Natürlich hat die Tat eines Flüchtlings an der Studentin Maria L. eine politische Dimension. Sie hat, ähnlich wie die Silvesternacht von Köln und der Anschlag vom Breitscheidtplatz, die Willkommenskultur verändert. Es gibt auch Erkenntnisse aus Ermittlungen und dem Prozess, die Reaktionen der Politik verlangen. Hussein K. wurde es bei den Befragungen von Behörden allzu leicht gemacht, sein Alter und seine Herkunft zu verschleiern.

Auf vorsätzliche Täuschung seien die Systeme nicht ausgerichtet, sagten gleich mehrere Behördenmitarbeiter im Prozess. Zudem zeigt der Freiburger Fall auch, wie 2015 durch Schlamperei und Überforderung Regeln zur Unterbringung von jugendlichen Flüchtlingen missachtet wurden. Und offenbar hat auch Mancher in den sozialer Einrichtungen den Zustrom von Flüchtlingen genutzt, dem Staat zu hohe Betreuungskosten in Rechnung zu stellen. Die Freiburger Staatsanwaltschaft ermittelt derzeit wegen Betrugs gegen Mitarbeiter der Sozialträger „Wiese“, die für die Betreuung von Hussein K. zuständig waren.

Schon 2013 griff Hussein K. eine junge Frau auf Korfu an

Das Gericht verwendete einige Mühe darauf, die erste bekannte Gewalttat von Hussein K. auf Korfu zu rekonstruieren. 2013 griff er eine junge Frau an und stürzte sie eine zehn Meter tiefe Klippe hinab. Dass Hussein K. trotz einer Verurteilung in Griechenland vorzeitig frei kam, dass den deutschen Behörden verborgen blieb, wer da als vermeintlich alleinreisender Minderjähriger nach Deutschland gekommen ist, dafür tragen die griechischen Behörden die Verantwortung.

Doch für den Tod von Maria L., daran lässt auch das psychologische Gutachten keinen Zweifel, ist niemand anderes als der Angeklagte selbst verantwortlich.
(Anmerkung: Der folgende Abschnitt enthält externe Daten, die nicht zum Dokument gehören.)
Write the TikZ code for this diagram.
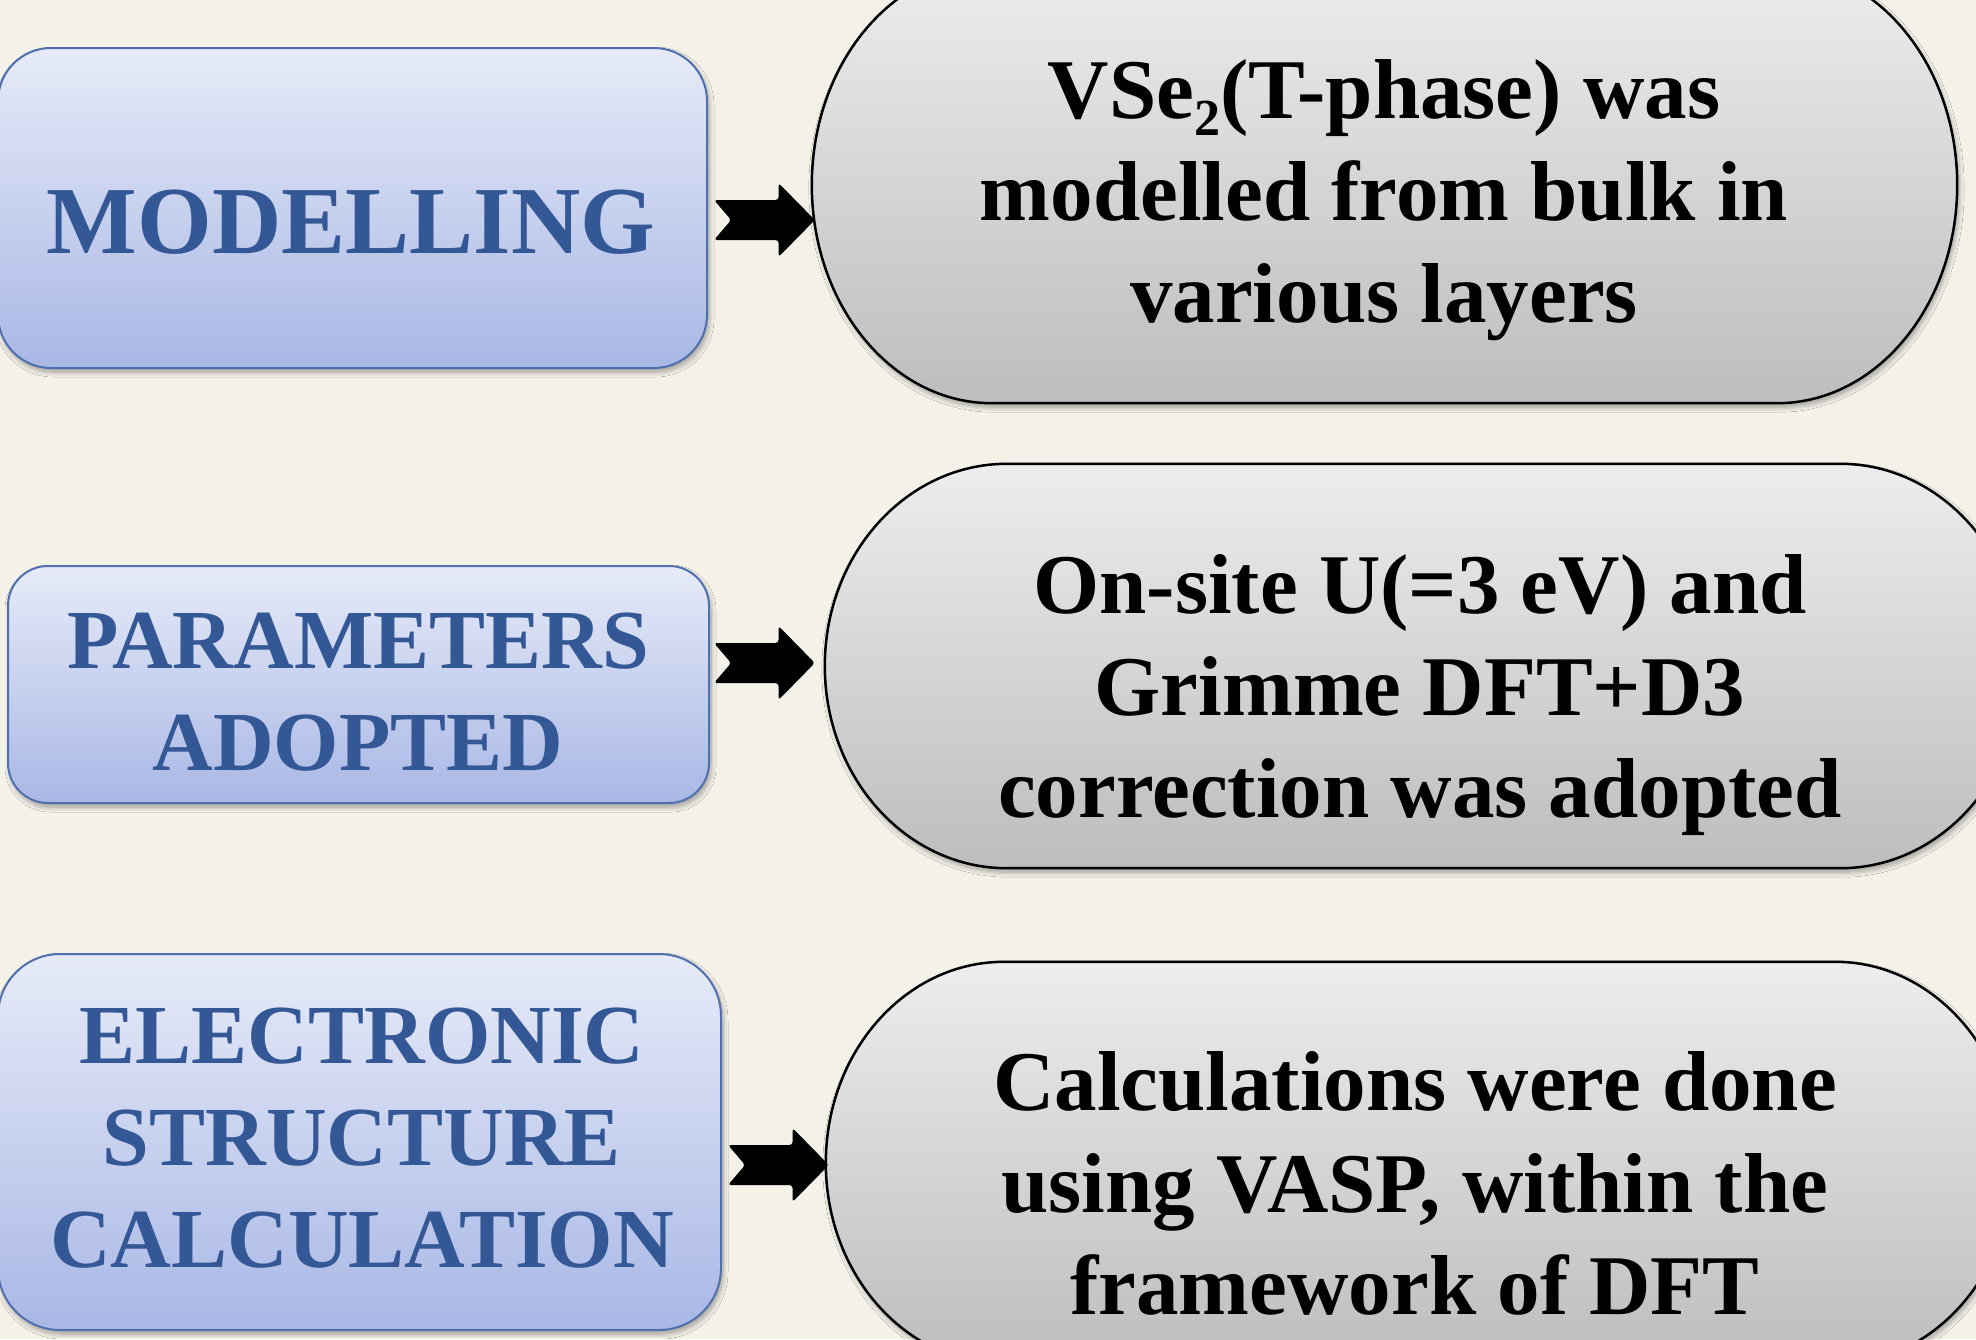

Zeugenaussagen, Bilder von Überwachungskameras und Rekonstruktionen am Tatort belegen, dass die Attacke auf Maria L. von Anfang an sexuell motiviert war und keine spontane Tat, wie er in seinem Geständnis behauptet hatte. Beide Taten zeichnen das Bild eines offenbar kaltherzigen Täters, der voll schuldfähig ist und sein Umfeld geschickt zu manipulieren wusste. Auch in seinem Schlusswort kann K. dieses Bild nicht erschüttern.

Bernhard Kramer, der Vertreter der Nebenklage, stellte in seinem Plädoyer noch einmal klar, dass die Familie von Maria L., die er vertritt, „nicht von Rache oder Hass geleitet“ sei. Sie wollten wissen, wie es wirklich war, sagt Kramer. Vor allem aber wollten sie, „dass anderen Menschen nicht das Gleiche passiert wie ihrer Tochter“. Er fordert, wie auch der Staatsanwalt, eine Verurteilung wegen Mordes, die Feststellung der besondereren Schwere der Schuld, die eine vorzeitige Entlassung unmöglich macht, und anschließend die Sicherheitsverwahrung von Hussein K.